Performance of a multiplex SRM assay in the verification phase. A, Endogenous peptides and heavy peptide internal standards were multiplexed in a single SRM assay. B, Representative calibration curves used to quantify TGM4 protein in 67 negative biopsy and 152 PCa SP digests distributed between six 96-well plates. Similar curves were obtained for the rest of proteins (supplemental Fig. S8). Light-to-heavy ratios for TGM4 in each sample were plotted against the corresponding calibration curve, to derive TGM4 concentrations. C, Representative SRM transitions for the light endogenous and heavy internal standard peptides for TGM4 protein.

Fig. 3.

The most promising candidates measured in the verification phase. Using the stable-isotope dilution multiplex SRM assay, 19 candidates and 6 control proteins (KLK3, MUC6, MUC5B, SG2A1, SACA3 and VTNC) were quantified in the negative biopsy (NBx, n = 67) and PCa (n = 152) SP samples. Horizontal lines represent median values in SP.

Fig. 4.

Machine-learning analysis to identify multi-variable combinations of markers. A, Twenty two variables (19 candidate SP proteins, seminal KLK3, serum PSA and age) were used to generate all possible 1- to 5- marker combinations.
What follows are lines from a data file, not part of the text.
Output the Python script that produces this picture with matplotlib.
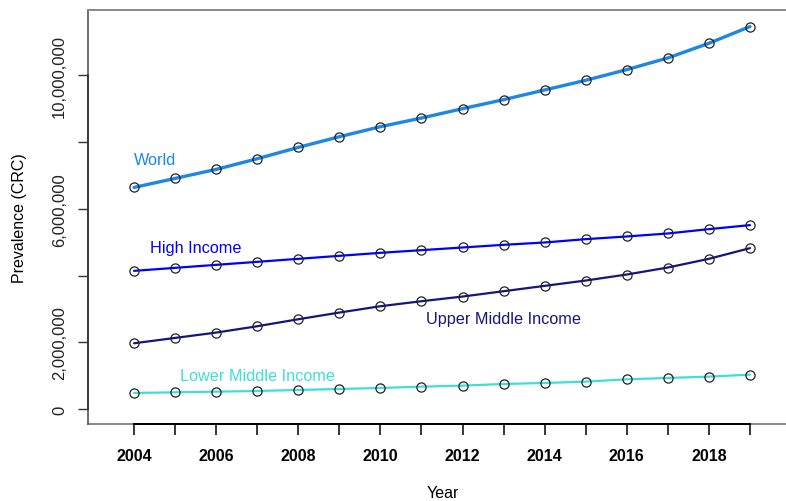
import matplotlib
matplotlib.use("Agg")
import matplotlib.pyplot as plt
from matplotlib.lines import Line2D

plt.rcParams['font.family'] = ['Liberation Sans', 'DejaVu Sans']

years = list(range(2004, 2020))
world = [6.64, 6.91, 7.18, 7.50, 7.84, 8.16, 8.46, 8.72, 9.00, 9.27, 9.56, 9.85, 10.17, 10.52, 10.96, 11.46]
high_income = [4.14, 4.23, 4.32, 4.41, 4.50, 4.59, 4.68, 4.76, 4.84, 4.92, 4.99, 5.09, 5.17, 5.26, 5.39, 5.51]
upper_middle = [1.97, 2.13, 2.29, 2.48, 2.69, 2.89, 3.08, 3.23, 3.37, 3.53, 3.69, 3.85, 4.03, 4.24, 4.50, 4.82]
lower_middle = [0.48, 0.50, 0.52, 0.54, 0.57, 0.60, 0.63, 0.67, 0.70, 0.75, 0.78, 0.82, 0.89, 0.93, 0.97, 1.03]

series_names = ["World", "High Income", "Upper Middle Income", "Lower Middle Income"]
series_values = [world, high_income, upper_middle, lower_middle]
series_colors = ["#1E86E6", "#0000FF", "#151580", "#3EDFD8"]
series_widths = [2.4, 1.6, 1.6, 1.6]
label_pos = [(2004.5, 7.49), (2005.5, 4.85), (2013.0, 2.70), (2007.0, 0.99)]

y_ticks = [0, 2, 4, 6, 8, 10]
y_tick_labels = ["0", "2,000,000", "", "6,000,000", "", "10,000,000"]

fig = plt.figure(figsize=(7.86, 5.02), dpi=100)
ax = fig.add_axes([88 / 786, 77 / 502, 709 / 786, 414 / 502])

for vals, col, lw in zip(series_values, series_colors, series_widths):
    yv = [v * 1e6 for v in vals]
    ax.plot(years, yv, color=col, lw=lw, zorder=2, solid_capstyle='round')
    ax.plot(years, yv, linestyle='none', marker='o', markersize=6.6,
            markerfacecolor='none', markeredgecolor='#222222',
            markeredgewidth=0.9, zorder=3)

for name, col, (lx, ly) in zip(series_names, series_colors, label_pos):
    ax.text(lx, ly * 1e6, name, color=col, fontsize=11.7, ha='center', va='center')

ax.set_xlim(2002.878, 2020.146)
ax.set_ylim(-0.4495e6, 11.957e6)

ax.set_xticks(years)
ax.set_xticklabels([str(y) if y % 2 == 0 else "" for y in years],
                   fontsize=11.5, fontweight='bold')
ax.set_yticks([t * 1e6 for t in y_ticks])
ax.set_yticklabels(y_tick_labels, fontsize=12, rotation=90, va='center',
                   color='#222222')

ax.tick_params(axis='x', direction='out', length=8, width=1.1, pad=9, color='black')
ax.tick_params(axis='y', direction='out', length=7, width=1.0, pad=8, color='#333333')

# gray frame around the plotting region
for side in ['top', 'right']:
    ax.spines[side].set_color('#888888')
    ax.spines[side].set_linewidth(1.4)
ax.spines['bottom'].set_bounds(2004, 2019)
ax.spines['bottom'].set_color('black')
ax.spines['bottom'].set_linewidth(1.4)
ax.spines['left'].set_bounds(0, 10e6)
ax.spines['left'].set_color('#333333')
ax.spines['left'].set_linewidth(1.2)
ax.add_line(Line2D([0, 1], [0, 0], transform=ax.transAxes, color='#888888',
                   lw=1.4, zorder=0.5, clip_on=False))
ax.add_line(Line2D([0, 0], [0, 1], transform=ax.transAxes, color='#555555',
                   lw=1.2, zorder=0.5, clip_on=False))

ax.set_xlabel("Year", fontsize=11.5, va='top')
ax.xaxis.set_label_coords(0.5, (425 - 486) / 414)
fig.text(20 / 786, 1 - 218 / 502, "Prevalence (CRC)", fontsize=11.5,
         rotation=90, ha='center', va='center')

fig.savefig("out.png", dpi=100)
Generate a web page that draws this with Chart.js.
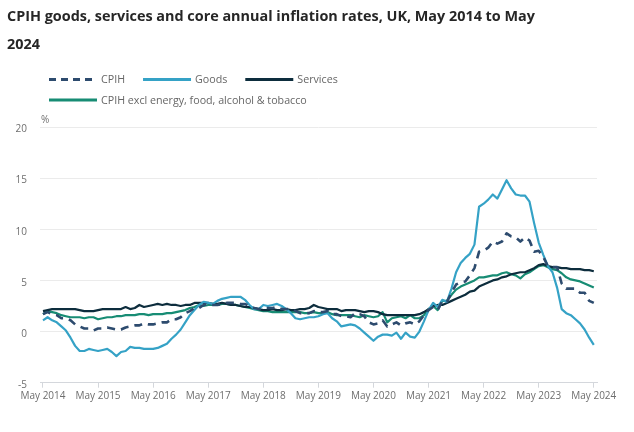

XGBoost algorithm was applied to identify combinations with the highest F₀₅-measure scores and calculate AUCs, sensitivities, specificities, PPVs and NPVs. Stringent 10 × 10 cross-validation was applied to reduce over-fitting. Top combinations were verified on the whole dataset of patients to ensure that each potential marker had feature scores higher than a randomly generated feature. Finally, 100-fold bootstrapping was used to estimate mean values for performance metrics and calculate 95% confidence intervals. B, XGBoost importance of individual markers to differentiate between PCa and negative biopsy, as compared with random features. C, Diagnostic performance of top combinations, with 95% confidence intervals estimated using 100-fold bootstrapping. Combination of TGM4 with PAEP protein improved AUC and sensitivity to differentiate between negative biopsy and PCa, whereas additional markers did not further increase AUCs.

Fig. 5.

TGM4 diagnostic performance. Performance of TGM4 protein as measured by an in-house ELISA in all 228 SP samples (A) and 80 blood serum samples (B). For comparison, age and serum PSA provided AUCs 0.60 ([95% CI 0.53–0.68]; MWU p = 0.0105) and 0.56 ([0.48–0.63]; p = 0.18) in the same cohorts of patients. C, TGM4 performance in three phases (qualification in SP by SRM, independent verification in SP by SRM, and independent verification in SP by ELISA) for the most clinically relevant patient groups (serum PSA ≥4 ng/ml and age ≥50 years old). As measured by ELISA, TGM4 provided AUC = 0.66 to predict PCa on biopsy and outperformed age and serum PSA. Concentration cut-off >1.74 μg/ml revealed 92% specificity at 31% sensitivity, and substantially increased specificity of serum PSA ≥4 ng/ml to detect PCa.